Exercise details:
All of the material should be reproduced exactly, with pictures left out.

════════════════

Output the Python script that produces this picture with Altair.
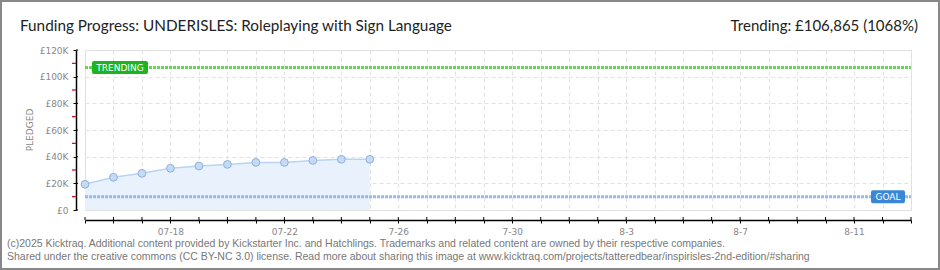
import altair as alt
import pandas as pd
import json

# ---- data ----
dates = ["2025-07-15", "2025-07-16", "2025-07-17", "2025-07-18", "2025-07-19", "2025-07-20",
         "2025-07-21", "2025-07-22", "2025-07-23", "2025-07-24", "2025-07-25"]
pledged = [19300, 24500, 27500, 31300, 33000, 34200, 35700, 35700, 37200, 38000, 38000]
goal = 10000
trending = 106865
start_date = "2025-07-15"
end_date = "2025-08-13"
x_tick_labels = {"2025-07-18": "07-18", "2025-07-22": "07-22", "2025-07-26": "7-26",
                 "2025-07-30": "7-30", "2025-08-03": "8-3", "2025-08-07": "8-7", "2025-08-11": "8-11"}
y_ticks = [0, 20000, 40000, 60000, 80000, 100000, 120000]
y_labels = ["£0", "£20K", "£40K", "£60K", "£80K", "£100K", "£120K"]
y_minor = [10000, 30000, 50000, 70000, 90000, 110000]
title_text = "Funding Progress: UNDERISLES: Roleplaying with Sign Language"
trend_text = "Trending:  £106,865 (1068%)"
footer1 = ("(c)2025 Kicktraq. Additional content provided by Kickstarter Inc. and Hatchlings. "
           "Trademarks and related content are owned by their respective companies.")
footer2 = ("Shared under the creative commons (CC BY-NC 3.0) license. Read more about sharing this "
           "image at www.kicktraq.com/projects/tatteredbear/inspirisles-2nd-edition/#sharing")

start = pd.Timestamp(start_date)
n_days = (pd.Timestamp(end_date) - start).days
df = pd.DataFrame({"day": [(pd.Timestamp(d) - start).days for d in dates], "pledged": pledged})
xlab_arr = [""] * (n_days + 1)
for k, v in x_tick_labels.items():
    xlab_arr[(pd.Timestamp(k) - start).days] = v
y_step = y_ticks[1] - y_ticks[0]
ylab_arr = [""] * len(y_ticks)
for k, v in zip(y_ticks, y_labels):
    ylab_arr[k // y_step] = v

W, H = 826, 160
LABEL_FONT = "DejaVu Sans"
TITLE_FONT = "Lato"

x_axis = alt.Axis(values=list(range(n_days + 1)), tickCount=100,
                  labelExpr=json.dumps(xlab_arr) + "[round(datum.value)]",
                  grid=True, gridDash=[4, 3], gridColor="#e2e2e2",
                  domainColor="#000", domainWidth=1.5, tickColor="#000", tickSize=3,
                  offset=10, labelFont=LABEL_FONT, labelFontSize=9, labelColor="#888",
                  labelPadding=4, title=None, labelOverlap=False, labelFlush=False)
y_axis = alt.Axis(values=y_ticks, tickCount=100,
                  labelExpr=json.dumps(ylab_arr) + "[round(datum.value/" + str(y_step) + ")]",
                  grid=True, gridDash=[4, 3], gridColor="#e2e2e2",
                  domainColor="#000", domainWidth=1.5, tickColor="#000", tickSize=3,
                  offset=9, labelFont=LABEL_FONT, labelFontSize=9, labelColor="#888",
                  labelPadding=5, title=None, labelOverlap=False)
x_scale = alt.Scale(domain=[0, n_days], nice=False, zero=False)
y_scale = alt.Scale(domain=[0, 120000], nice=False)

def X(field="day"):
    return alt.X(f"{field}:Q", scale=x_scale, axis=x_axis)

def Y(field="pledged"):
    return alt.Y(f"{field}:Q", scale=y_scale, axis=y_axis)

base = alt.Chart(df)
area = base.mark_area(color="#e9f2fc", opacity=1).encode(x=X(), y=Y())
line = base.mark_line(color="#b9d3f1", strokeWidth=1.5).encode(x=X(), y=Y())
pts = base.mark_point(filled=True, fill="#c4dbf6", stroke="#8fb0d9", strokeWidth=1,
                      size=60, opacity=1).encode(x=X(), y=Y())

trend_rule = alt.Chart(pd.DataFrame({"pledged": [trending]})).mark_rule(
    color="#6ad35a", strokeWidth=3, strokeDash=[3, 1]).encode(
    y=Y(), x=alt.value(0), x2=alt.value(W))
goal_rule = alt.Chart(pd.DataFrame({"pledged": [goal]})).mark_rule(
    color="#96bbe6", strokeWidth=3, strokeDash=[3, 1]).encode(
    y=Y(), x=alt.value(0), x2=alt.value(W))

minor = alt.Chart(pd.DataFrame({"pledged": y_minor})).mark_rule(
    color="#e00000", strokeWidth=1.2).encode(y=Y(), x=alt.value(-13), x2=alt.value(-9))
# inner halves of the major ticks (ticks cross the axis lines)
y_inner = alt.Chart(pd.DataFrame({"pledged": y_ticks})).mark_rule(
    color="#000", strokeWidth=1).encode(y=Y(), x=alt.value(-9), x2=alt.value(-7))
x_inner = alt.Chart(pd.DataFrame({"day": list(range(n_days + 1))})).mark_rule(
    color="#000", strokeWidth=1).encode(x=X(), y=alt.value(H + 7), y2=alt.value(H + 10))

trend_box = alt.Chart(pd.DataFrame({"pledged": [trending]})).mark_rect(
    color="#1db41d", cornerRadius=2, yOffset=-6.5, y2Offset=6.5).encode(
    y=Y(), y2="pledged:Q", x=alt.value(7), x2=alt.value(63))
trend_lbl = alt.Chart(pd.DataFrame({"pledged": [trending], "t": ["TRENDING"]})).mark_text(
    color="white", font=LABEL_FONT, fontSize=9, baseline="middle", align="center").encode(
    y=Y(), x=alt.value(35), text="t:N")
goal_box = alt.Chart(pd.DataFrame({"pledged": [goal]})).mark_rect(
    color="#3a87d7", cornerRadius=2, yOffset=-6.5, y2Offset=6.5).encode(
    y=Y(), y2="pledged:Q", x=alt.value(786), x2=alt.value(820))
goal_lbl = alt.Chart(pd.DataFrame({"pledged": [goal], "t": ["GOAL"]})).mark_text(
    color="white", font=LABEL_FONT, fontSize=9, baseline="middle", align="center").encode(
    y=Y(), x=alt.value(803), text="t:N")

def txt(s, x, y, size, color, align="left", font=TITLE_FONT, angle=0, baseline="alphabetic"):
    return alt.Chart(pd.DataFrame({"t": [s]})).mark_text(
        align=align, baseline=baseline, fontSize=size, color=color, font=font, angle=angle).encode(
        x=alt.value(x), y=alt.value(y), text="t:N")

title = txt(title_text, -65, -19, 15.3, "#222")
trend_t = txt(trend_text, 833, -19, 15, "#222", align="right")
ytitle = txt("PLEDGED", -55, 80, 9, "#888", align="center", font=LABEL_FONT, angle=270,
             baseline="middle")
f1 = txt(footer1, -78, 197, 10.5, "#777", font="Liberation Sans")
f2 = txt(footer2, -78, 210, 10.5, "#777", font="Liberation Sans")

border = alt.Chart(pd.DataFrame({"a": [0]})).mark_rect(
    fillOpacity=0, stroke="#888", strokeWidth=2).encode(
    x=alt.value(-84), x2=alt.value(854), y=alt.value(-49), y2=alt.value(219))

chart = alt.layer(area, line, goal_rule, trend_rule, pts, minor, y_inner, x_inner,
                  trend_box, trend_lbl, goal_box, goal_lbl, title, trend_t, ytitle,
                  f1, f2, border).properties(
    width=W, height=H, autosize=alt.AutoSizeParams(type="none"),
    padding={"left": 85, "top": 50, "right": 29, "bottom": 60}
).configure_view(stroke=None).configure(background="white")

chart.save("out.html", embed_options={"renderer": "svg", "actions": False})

════════════════

Result of the exercise:
Output the Python script that produces this picture with Altair.
import altair as alt
import pandas as pd
import json

# ---- data ----
dates = ["2025-07-15", "2025-07-16", "2025-07-17", "2025-07-18", "2025-07-19", "2025-07-20",
         "2025-07-21", "2025-07-22", "2025-07-23", "2025-07-24", "2025-07-25"]
pledged = [19300, 24500, 27500, 31300, 33000, 34200, 35700, 35700, 37200, 38000, 38000]
goal = 10000
trending = 106865
start_date = "2025-07-15"
end_date = "2025-08-13"
x_tick_labels = {"2025-07-18": "07-18", "2025-07-22": "07-22", "2025-07-26": "7-26",
                 "2025-07-30": "7-30", "2025-08-03": "8-3", "2025-08-07": "8-7", "2025-08-11": "8-11"}
y_ticks = [0, 20000, 40000, 60000, 80000, 100000, 120000]
y_labels = ["£0", "£20K", "£40K", "£60K", "£80K", "£100K", "£120K"]
y_minor = [10000, 30000, 50000, 70000, 90000, 110000]
title_text = "Funding Progress: UNDERISLES: Roleplaying with Sign Language"
trend_text = "Trending:  £106,865 (1068%)"
footer1 = ("(c)2025 Kicktraq. Additional content provided by Kickstarter Inc. and Hatchlings. "
           "Trademarks and related content are owned by their respective companies.")
footer2 = ("Shared under the creative commons (CC BY-NC 3.0) license. Read more about sharing this "
           "image at www.kicktraq.com/projects/tatteredbear/inspirisles-2nd-edition/#sharing")

start = pd.Timestamp(start_date)
n_days = (pd.Timestamp(end_date) - start).days
df = pd.DataFrame({"day": [(pd.Timestamp(d) - start).days for d in dates], "pledged": pledged})
xlab_arr = [""] * (n_days + 1)
for k, v in x_tick_labels.items():
    xlab_arr[(pd.Timestamp(k) - start).days] = v
y_step = y_ticks[1] - y_ticks[0]
ylab_arr = [""] * len(y_ticks)
for k, v in zip(y_ticks, y_labels):
    ylab_arr[k // y_step] = v

W, H = 826, 160
LABEL_FONT = "DejaVu Sans"
TITLE_FONT = "Lato"

x_axis = alt.Axis(values=list(range(n_days + 1)), tickCount=100,
                  labelExpr=json.dumps(xlab_arr) + "[round(datum.value)]",
                  grid=True, gridDash=[4, 3], gridColor="#e2e2e2",
                  domainColor="#000", domainWidth=1.5, tickColor="#000", tickSize=3,
                  offset=10, labelFont=LABEL_FONT, labelFontSize=9, labelColor="#888",
                  labelPadding=4, title=None, labelOverlap=False, labelFlush=False)
y_axis = alt.Axis(values=y_ticks, tickCount=100,
                  labelExpr=json.dumps(ylab_arr) + "[round(datum.value/" + str(y_step) + ")]",
                  grid=True, gridDash=[4, 3], gridColor="#e2e2e2",
                  domainColor="#000", domainWidth=1.5, tickColor="#000", tickSize=3,
                  offset=9, labelFont=LABEL_FONT, labelFontSize=9, labelColor="#888",
                  labelPadding=5, title=None, labelOverlap=False)
x_scale = alt.Scale(domain=[0, n_days], nice=False, zero=False)
y_scale = alt.Scale(domain=[0, 120000], nice=False)

def X(field="day"):
    return alt.X(f"{field}:Q", scale=x_scale, axis=x_axis)

def Y(field="pledged"):
    return alt.Y(f"{field}:Q", scale=y_scale, axis=y_axis)

base = alt.Chart(df)
area = base.mark_area(color="#e9f2fc", opacity=1).encode(x=X(), y=Y())
line = base.mark_line(color="#b9d3f1", strokeWidth=1.5).encode(x=X(), y=Y())
pts = base.mark_point(filled=True, fill="#c4dbf6", stroke="#8fb0d9", strokeWidth=1,
                      size=60, opacity=1).encode(x=X(), y=Y())

trend_rule = alt.Chart(pd.DataFrame({"pledged": [trending]})).mark_rule(
    color="#6ad35a", strokeWidth=3, strokeDash=[3, 1]).encode(
    y=Y(), x=alt.value(0), x2=alt.value(W))
goal_rule = alt.Chart(pd.DataFrame({"pledged": [goal]})).mark_rule(
    color="#96bbe6", strokeWidth=3, strokeDash=[3, 1]).encode(
    y=Y(), x=alt.value(0), x2=alt.value(W))

minor = alt.Chart(pd.DataFrame({"pledged": y_minor})).mark_rule(
    color="#e00000", strokeWidth=1.2).encode(y=Y(), x=alt.value(-13), x2=alt.value(-9))
# inner halves of the major ticks (ticks cross the axis lines)
y_inner = alt.Chart(pd.DataFrame({"pledged": y_ticks})).mark_rule(
    color="#000", strokeWidth=1).encode(y=Y(), x=alt.value(-9), x2=alt.value(-7))
x_inner = alt.Chart(pd.DataFrame({"day": list(range(n_days + 1))})).mark_rule(
    color="#000", strokeWidth=1).encode(x=X(), y=alt.value(H + 7), y2=alt.value(H + 10))

trend_box = alt.Chart(pd.DataFrame({"pledged": [trending]})).mark_rect(
    color="#1db41d", cornerRadius=2, yOffset=-6.5, y2Offset=6.5).encode(
    y=Y(), y2="pledged:Q", x=alt.value(7), x2=alt.value(63))
trend_lbl = alt.Chart(pd.DataFrame({"pledged": [trending], "t": ["TRENDING"]})).mark_text(
    color="white", font=LABEL_FONT, fontSize=9, baseline="middle", align="center").encode(
    y=Y(), x=alt.value(35), text="t:N")
goal_box = alt.Chart(pd.DataFrame({"pledged": [goal]})).mark_rect(
    color="#3a87d7", cornerRadius=2, yOffset=-6.5, y2Offset=6.5).encode(
    y=Y(), y2="pledged:Q", x=alt.value(786), x2=alt.value(820))
goal_lbl = alt.Chart(pd.DataFrame({"pledged": [goal], "t": ["GOAL"]})).mark_text(
    color="white", font=LABEL_FONT, fontSize=9, baseline="middle", align="center").encode(
    y=Y(), x=alt.value(803), text="t:N")

def txt(s, x, y, size, color, align="left", font=TITLE_FONT, angle=0, baseline="alphabetic"):
    return alt.Chart(pd.DataFrame({"t": [s]})).mark_text(
        align=align, baseline=baseline, fontSize=size, color=color, font=font, angle=angle).encode(
        x=alt.value(x), y=alt.value(y), text="t:N")

title = txt(title_text, -65, -19, 15.3, "#222")
trend_t = txt(trend_text, 833, -19, 15, "#222", align="right")
ytitle = txt("PLEDGED", -55, 80, 9, "#888", align="center", font=LABEL_FONT, angle=270,
             baseline="middle")
f1 = txt(footer1, -78, 197, 10.5, "#777", font="Liberation Sans")
f2 = txt(footer2, -78, 210, 10.5, "#777", font="Liberation Sans")

border = alt.Chart(pd.DataFrame({"a": [0]})).mark_rect(
    fillOpacity=0, stroke="#888", strokeWidth=2).encode(
    x=alt.value(-84), x2=alt.value(854), y=alt.value(-49), y2=alt.value(219))

chart = alt.layer(area, line, goal_rule, trend_rule, pts, minor, y_inner, x_inner,
                  trend_box, trend_lbl, goal_box, goal_lbl, title, trend_t, ytitle,
                  f1, f2, border).properties(
    width=W, height=H, autosize=alt.AutoSizeParams(type="none"),
    padding={"left": 85, "top": 50, "right": 29, "bottom": 60}
).configure_view(stroke=None).configure(background="white")

chart.save("out.html", embed_options={"renderer": "svg", "actions": False})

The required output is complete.